◆ Goal of the exercise
Pictures stay out of the copy; set down each line of the listing below exactly.

◆ Source data
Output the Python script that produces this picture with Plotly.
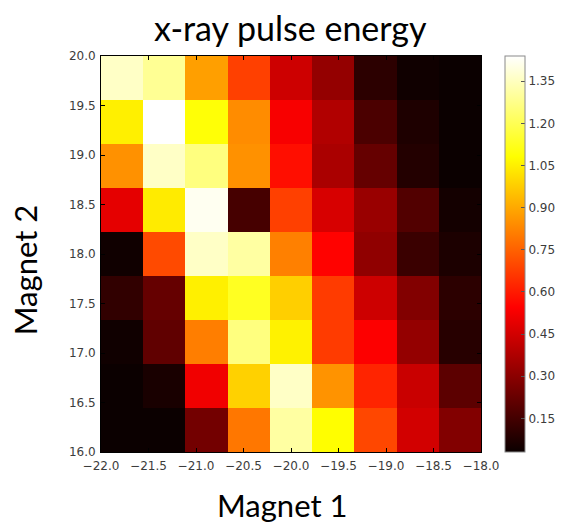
import numpy as np
import plotly.graph_objects as go

# Scan grid: 9 x 9 bins over the two magnet settings
magnet1_edges = np.linspace(-22.0, -18.0, 10)
magnet2_edges = np.linspace(16.0, 20.0, 10)

# Measured x-ray pulse energy per bin, one list per Magnet 2 row (bottom -> top),
# each running from Magnet 1 = -22 to -18
energy_row0 = [0.03, 0.03, 0.25, 0.795, 1.31, 1.08, 0.695, 0.45, 0.28]
energy_row1 = [0.03, 0.06, 0.515, 0.985, 1.36, 0.855, 0.62, 0.43, 0.20]
energy_row2 = [0.04, 0.21, 0.81, 1.26, 1.055, 0.67, 0.54, 0.32, 0.09]
energy_row3 = [0.11, 0.22, 1.05, 1.13, 0.98, 0.67, 0.44, 0.28, 0.10]
energy_row4 = [0.04, 0.70, 1.36, 1.31, 0.815, 0.55, 0.31, 0.13, 0.065]
energy_row5 = [0.49, 1.04, 1.42, 0.155, 0.68, 0.46, 0.33, 0.18, 0.05]
energy_row6 = [0.85, 1.36, 1.26, 0.85, 0.575, 0.365, 0.22, 0.08, 0.03]
energy_row7 = [1.05, 1.44, 1.09, 0.84, 0.53, 0.38, 0.165, 0.07, 0.03]
energy_row8 = [1.36, 1.29, 0.88, 0.68, 0.44, 0.32, 0.10, 0.04, 0.03]

energy = [energy_row0, energy_row1, energy_row2, energy_row3, energy_row4,
          energy_row5, energy_row6, energy_row7, energy_row8]

x_ticks = [-22.0, -21.5, -21.0, -20.5, -20.0, -19.5, -19.0, -18.5, -18.0]
y_ticks = [16.0, 16.5, 17.0, 17.5, 18.0, 18.5, 19.0, 19.5, 20.0]
cbar_ticks = [0.15, 0.30, 0.45, 0.60, 0.75, 0.90, 1.05, 1.20, 1.35]

# matplotlib "hot" colormap
hot = [
    [0.0, "rgb(11,0,0)"],
    [0.365079, "rgb(255,0,0)"],
    [0.746032, "rgb(255,255,0)"],
    [1.0, "rgb(255,255,255)"],
]

tick_font = dict(family="DejaVu Sans", size=12, color="#3c3c3c")
label_font = dict(family="Lato", size=31, color="black")

fig = go.Figure(
    go.Heatmap(
        x=magnet1_edges,
        y=magnet2_edges,
        z=energy,
        colorscale=hot,
        colorbar=dict(
            x=(517 - 101) / 391,
            xanchor="left",
            xpad=0,
            y=0.5,
            yanchor="middle",
            len=1.0,
            ypad=0,
            thickness=20,
            outlinewidth=1,
            outlinecolor="#8a8a8a",
            tickvals=cbar_ticks,
            ticktext=[f"{v:.2f}" for v in cbar_ticks],
            ticks="inside",
            ticklen=4,
            tickcolor="#555555",
            tickfont=tick_font,
        ),
    )
)

axis_common = dict(
    showline=True,
    linecolor="black",
    linewidth=1,
    mirror="ticks",
    ticks="inside",
    ticklen=4,
    tickcolor="black",
    showgrid=False,
    zeroline=False,
    tickfont=tick_font,
    tickformat=".1f",
)

fig.update_xaxes(range=[-22, -18], tickvals=x_ticks, ticklabelstandoff=3, **axis_common)
fig.update_yaxes(range=[16, 20], tickvals=y_ticks, ticklabelstandoff=2, **axis_common)

fig.update_layout(
    width=572,
    height=526,
    margin=dict(l=101, r=80, t=56, b=74),
    paper_bgcolor="white",
    plot_bgcolor="white",
    annotations=[
        dict(text="x-ray pulse energy", xref="paper", yref="paper",
             x=(296 - 101) / 391, y=(452 - 28) / 396,
             xanchor="center", yanchor="middle", showarrow=False, font=dict(label_font, size=34)),
        dict(text="Magnet 1", xref="paper", yref="paper",
             x=(287 - 101) / 391, y=(452 - 505) / 396,
             xanchor="center", yanchor="middle", showarrow=False, font=label_font),
        dict(text="Magnet 2", xref="paper", yref="paper",
             x=(23 - 101) / 391, y=(452 - 270) / 396, textangle=-90,
             xanchor="center", yanchor="middle", showarrow=False, font=label_font),
    ],
)

fig.write_html("out.html")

◆ Exercise response
Output the Python script that produces this picture with Plotly.
import numpy as np
import plotly.graph_objects as go

# Scan grid: 9 x 9 bins over the two magnet settings
magnet1_edges = np.linspace(-22.0, -18.0, 10)
magnet2_edges = np.linspace(16.0, 20.0, 10)

# Measured x-ray pulse energy per bin, one list per Magnet 2 row (bottom -> top),
# each running from Magnet 1 = -22 to -18
energy_row0 = [0.03, 0.03, 0.25, 0.795, 1.31, 1.08, 0.695, 0.45, 0.28]
energy_row1 = [0.03, 0.06, 0.515, 0.985, 1.36, 0.855, 0.62, 0.43, 0.20]
energy_row2 = [0.04, 0.21, 0.81, 1.26, 1.055, 0.67, 0.54, 0.32, 0.09]
energy_row3 = [0.11, 0.22, 1.05, 1.13, 0.98, 0.67, 0.44, 0.28, 0.10]
energy_row4 = [0.04, 0.70, 1.36, 1.31, 0.815, 0.55, 0.31, 0.13, 0.065]
energy_row5 = [0.49, 1.04, 1.42, 0.155, 0.68, 0.46, 0.33, 0.18, 0.05]
energy_row6 = [0.85, 1.36, 1.26, 0.85, 0.575, 0.365, 0.22, 0.08, 0.03]
energy_row7 = [1.05, 1.44, 1.09, 0.84, 0.53, 0.38, 0.165, 0.07, 0.03]
energy_row8 = [1.36, 1.29, 0.88, 0.68, 0.44, 0.32, 0.10, 0.04, 0.03]

energy = [energy_row0, energy_row1, energy_row2, energy_row3, energy_row4,
          energy_row5, energy_row6, energy_row7, energy_row8]

x_ticks = [-22.0, -21.5, -21.0, -20.5, -20.0, -19.5, -19.0, -18.5, -18.0]
y_ticks = [16.0, 16.5, 17.0, 17.5, 18.0, 18.5, 19.0, 19.5, 20.0]
cbar_ticks = [0.15, 0.30, 0.45, 0.60, 0.75, 0.90, 1.05, 1.20, 1.35]

# matplotlib "hot" colormap
hot = [
    [0.0, "rgb(11,0,0)"],
    [0.365079, "rgb(255,0,0)"],
    [0.746032, "rgb(255,255,0)"],
    [1.0, "rgb(255,255,255)"],
]

tick_font = dict(family="DejaVu Sans", size=12, color="#3c3c3c")
label_font = dict(family="Lato", size=31, color="black")

fig = go.Figure(
    go.Heatmap(
        x=magnet1_edges,
        y=magnet2_edges,
        z=energy,
        colorscale=hot,
        colorbar=dict(
            x=(517 - 101) / 391,
            xanchor="left",
            xpad=0,
            y=0.5,
            yanchor="middle",
            len=1.0,
            ypad=0,
            thickness=20,
            outlinewidth=1,
            outlinecolor="#8a8a8a",
            tickvals=cbar_ticks,
            ticktext=[f"{v:.2f}" for v in cbar_ticks],
            ticks="inside",
            ticklen=4,
            tickcolor="#555555",
            tickfont=tick_font,
        ),
    )
)

axis_common = dict(
    showline=True,
    linecolor="black",
    linewidth=1,
    mirror="ticks",
    ticks="inside",
    ticklen=4,
    tickcolor="black",
    showgrid=False,
    zeroline=False,
    tickfont=tick_font,
    tickformat=".1f",
)

fig.update_xaxes(range=[-22, -18], tickvals=x_ticks, ticklabelstandoff=3, **axis_common)
fig.update_yaxes(range=[16, 20], tickvals=y_ticks, ticklabelstandoff=2, **axis_common)

fig.update_layout(
    width=572,
    height=526,
    margin=dict(l=101, r=80, t=56, b=74),
    paper_bgcolor="white",
    plot_bgcolor="white",
    annotations=[
        dict(text="x-ray pulse energy", xref="paper", yref="paper",
             x=(296 - 101) / 391, y=(452 - 28) / 396,
             xanchor="center", yanchor="middle", showarrow=False, font=dict(label_font, size=34)),
        dict(text="Magnet 1", xref="paper", yref="paper",
             x=(287 - 101) / 391, y=(452 - 505) / 396,
             xanchor="center", yanchor="middle", showarrow=False, font=label_font),
        dict(text="Magnet 2", xref="paper", yref="paper",
             x=(23 - 101) / 391, y=(452 - 270) / 396, textangle=-90,
             xanchor="center", yanchor="middle", showarrow=False, font=label_font),
    ],
)

fig.write_html("out.html")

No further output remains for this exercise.